Graeme Jennings-Pool/Getty Images

The US Federal Trade Commission signaled Wednesday that it’s about to get tougher on mergers involving Big Tech giants Amazon, Apple, Facebook, Google and Microsoft. At its monthly meeting, the agency released findings of a study of unreported mergers for these five companies.

The study, which had begun during the Trump administration, found that together these five companies had 616 acquisitions from 2010 to 2019 that were above $1 million but were still too small to be reported to antitrust agencies. Under Hart-Scott-Rodino Act, companies are required to report to regulators only transactions that exceed $92 million in value. 

Biden-appointed FTC Chair Lina Khan, who’s seen as a progressive reformer of antitrust, said the FTC should identify loopholes in the federal law that allow some transactions to “fly under the radar.”

Another key finding in the report was that more than 75 percent of the transactions included noncompete clauses for founders or key employees of the companies that were being acquired. Khan also addressed this issue, saying the FTC must take a closer look at noncompete agreements in merger transactions. 

“Exploring how firms in digital markets may be using acquisitions to lock up talent alongside key assets will be a worthy area of study,” Khan said.

Khan added she hoped the report would also be useful to Congress as it consider reforming antitrust law. 

“While the existing law uses deal size as a rough proxy for the potential competitive significance of an acquisition, digital markets in particular reveal how even smaller transactions invite vigilance,” Khan said.

FTC Commissioner Rebecca Slaughter, a fellow Democrat of Khan’s, said that looking at deals individually wasn’t enough to curtail anticompetitive harms. Instead, she said it’s important to look at a company’s acquisitions in aggregate. 

“I think of serial acquisitions as a Pac-Man strategy,” Slaughter said. ” Each individual merger viewed independently may not seem to have significant impact. But the collective impact of hundreds of smaller acquisitions, can lead to a monopolistic behavior.”

Commissioner Christine Wilson, a Republican, called for a similar study of health care mergers.
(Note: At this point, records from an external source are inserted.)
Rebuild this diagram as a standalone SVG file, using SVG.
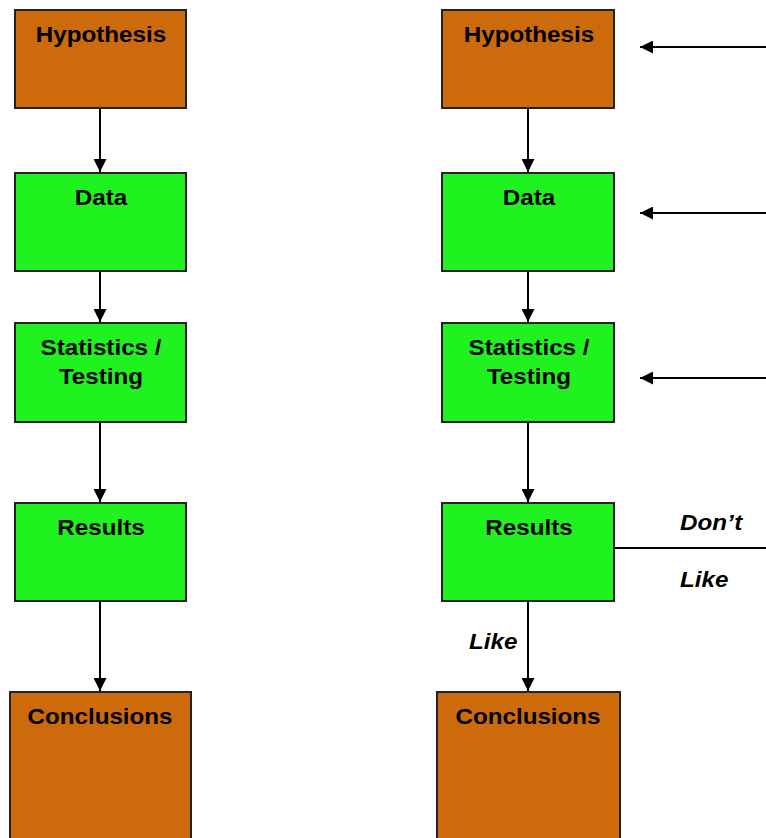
<svg xmlns="http://www.w3.org/2000/svg" width="766" height="838" viewBox="0 0 766 838">
<defs>
<marker id="ah" markerWidth="13" markerHeight="13" viewBox="0 0 13 13" refX="13" refY="6.5" orient="auto" markerUnits="userSpaceOnUse">
<path d="M0,0 L13,6.5 L0,13 Z" fill="#000"/>
</marker>
<style>
.box{stroke:#222;stroke-width:2}
.or{fill:#CC6A0C}
.gr{fill:#1FF21F}
.t{font-family:"Liberation Sans",Arial,sans-serif;font-weight:bold;font-size:22px;text-anchor:middle;fill:#000}
.i{font-family:"Liberation Sans",Arial,sans-serif;font-weight:bold;font-style:italic;font-size:22px;fill:#000}
.c{stroke:#000;stroke-width:2;fill:none}
</style>
</defs>
<rect width="766" height="838" fill="#fff"/>
<g id="connectors">
<line class="c" x1="100" y1="108" x2="100" y2="172" marker-end="url(#ah)"/>
<line class="c" x1="100" y1="271" x2="100" y2="322" marker-end="url(#ah)"/>
<line class="c" x1="100" y1="422" x2="100" y2="502" marker-end="url(#ah)"/>
<line class="c" x1="100" y1="601" x2="100" y2="691" marker-end="url(#ah)"/>
<line class="c" x1="528" y1="108" x2="528" y2="172" marker-end="url(#ah)"/>
<line class="c" x1="528" y1="271" x2="528" y2="322" marker-end="url(#ah)"/>
<line class="c" x1="528" y1="422" x2="528" y2="502" marker-end="url(#ah)"/>
<line class="c" x1="528" y1="601" x2="528" y2="691" marker-end="url(#ah)"/>
<line class="c" x1="766" y1="47" x2="640" y2="47" marker-end="url(#ah)"/>
<line class="c" x1="766" y1="213" x2="640" y2="213" marker-end="url(#ah)"/>
<line class="c" x1="766" y1="378" x2="640" y2="378" marker-end="url(#ah)"/>
<line class="c" x1="614" y1="548" x2="766" y2="548"/>
<text class="i" transform="translate(680,530) scale(1.1,1)">Don’t</text>
<text class="i" transform="translate(680,587) scale(1.1,1)">Like</text>
<text class="i" transform="translate(469,649) scale(1.1,1)">Like</text>
</g>
<g id="hyp1"><rect class="box or" x="15" y="10" width="171" height="98"/><text class="t" transform="translate(101,42) scale(1.1,1)">Hypothesis</text></g>
<g id="data1"><rect class="box gr" x="15" y="173" width="171" height="98"/><text class="t" transform="translate(101,205) scale(1.1,1)">Data</text></g>
<g id="stat1"><rect class="box gr" x="15" y="323" width="171" height="99"/><text class="t" transform="translate(101,355) scale(1.1,1)">Statistics /</text><text class="t" transform="translate(101,384) scale(1.1,1)">Testing</text></g>
<g id="res1"><rect class="box gr" x="15" y="503" width="171" height="98"/><text class="t" transform="translate(101,535) scale(1.1,1)">Results</text></g>
<g id="conc1"><rect class="box or" x="10" y="692" width="181" height="156"/><text class="t" transform="translate(100,724) scale(1.1,1)">Conclusions</text></g>
<g id="hyp2"><rect class="box or" x="442" y="10" width="172" height="98"/><text class="t" transform="translate(529,42) scale(1.1,1)">Hypothesis</text></g>
<g id="data2"><rect class="box gr" x="442" y="173" width="172" height="98"/><text class="t" transform="translate(529,205) scale(1.1,1)">Data</text></g>
<g id="stat2"><rect class="box gr" x="442" y="323" width="172" height="99"/><text class="t" transform="translate(529,355) scale(1.1,1)">Statistics /</text><text class="t" transform="translate(529,384) scale(1.1,1)">Testing</text></g>
<g id="res2"><rect class="box gr" x="442" y="503" width="172" height="98"/><text class="t" transform="translate(529,535) scale(1.1,1)">Results</text></g>
<g id="conc2"><rect class="box or" x="437" y="692" width="183" height="156"/><text class="t" transform="translate(528,724) scale(1.1,1)">Conclusions</text></g>
</svg>
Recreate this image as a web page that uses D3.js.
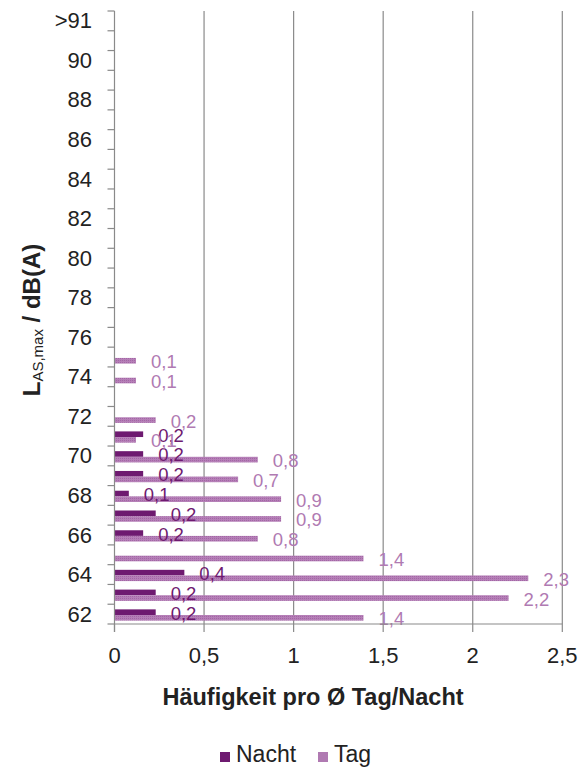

The report comes as the FTC is already starting to get tougher on the nation’s most prominent tech companies. Last year, the commission sued Facebook, alleging that the social media company has violated antitrust law. The FTC has asked the court to overturn Facebook’s deals to buy photo sharing app Instagram and instant messaging app WhatsApp. Both those deals had been reviewed by the FTC. 

Republicans and Democrats in Congress have also been working together in a rare display of bipartisanship to craft legislation to rein in the power of Big Tech companies. Earlier this summer, the Democrat-controlled House, with wide support from Republicans, moved forward a package of bills that aim to drastically change antitrust law. This followed the release of a scathing report in October from the House Judiciary subcommittee on antitrust, which concluded after its 18-month investigation that the companies use their monopoly power to stifle competition. 

In separate news, the agency also voted Wednesday to do away with Trump-era guidelines overseeing vertical mergers or deals in which a company is combined with a supplier. The FTC rarely intervenes in such deals. But it did so in a recent case involving the biotech firm Illumina, which was looking to buy Grail, one of its subsidiaries. The companies are each working to develop and market a blood test that diagnoses multiple cancer types.